Que visão teológica se seguiu?

Por um lado, observou-se que Jesus, de um ponto sociológico-religioso, não era um sacerdote com funções de culto e portanto, – para usar uma formulação anacrônica – era um leigo.

Do outro, com base no fato de que no Novo Testamento, para os serviços e ministérios, não foi adotada qualquer terminologia sacral,  mas denominações consideradas profanas, parecia que se poderia considerar como inadequada a transformação – na Igreja das origens, a partir do III século – daqueles que desenvolviam meras “funções” dentro da comunidade, em detentores impróprios de um novo sacerdócio do culto.

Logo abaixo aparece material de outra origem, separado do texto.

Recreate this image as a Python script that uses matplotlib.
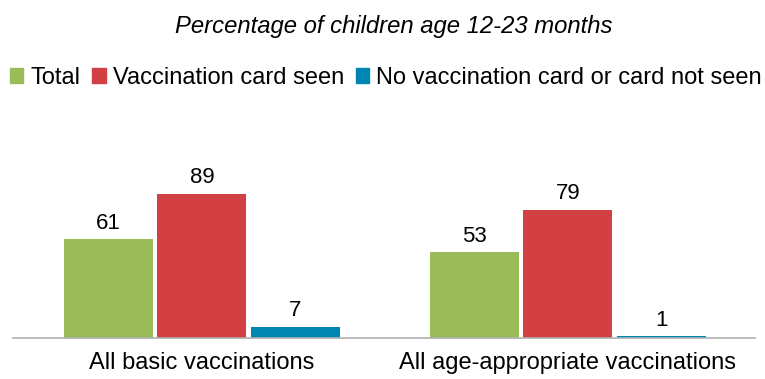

Joseph Ratzinger apresenta, por sua vez, um exame crítico detalhado, uma crítica histórica à teologia protestante e o faz distinguindo os preconceitos filosóficos e teológicos do uso do método histórico. Ao fazer isso, ele consegue mostrar que com as aquisições da moderna exegese bíblica e uma análise precisa do desenvolvimento histórico-dogmático, podemos chegar de modo bem fundamentado às afirmações dogmáticas produzidas sobretudo no Concílio de Florença, Trento e do Vaticano II.

O que Jesus significa para o relacionamento de todos os homens e de toda a criação com Deus – portanto, o reconhecimento de Cristo como o Redentor e Mediador universal de salvação, desenvolvido na Carta aos Hebreus através da categoria de “Sumo Sacerdote” (Archiereus) – nunca dependeu, como condição, da sua participação no sacerdócio levítico.

O fundamento do ser e da missão de Jesus reside muito mais na sua proveniência do Pai, daquela casa e daquele templo onde vive e deve ficar (cfr. Lc 2, 49). É a divindade do Verbo que faz de Jesus, na natureza que Ele assumiu, o único e verdadeiro Mestre, Pastor, Sacerdote, Mediador e Redentor.

Ele nos torna partícipes desta sua consagração e missão por meio do chamada dos Doze. A partir deles, surge o círculo dos Apóstolos que fundaram a missão da Igreja na história como dimensão essencial da natureza eclesial. Eles transmitem o seu poder aos chefes e pastores da Igreja universal e particular, os quais operam a nível local e supra-local.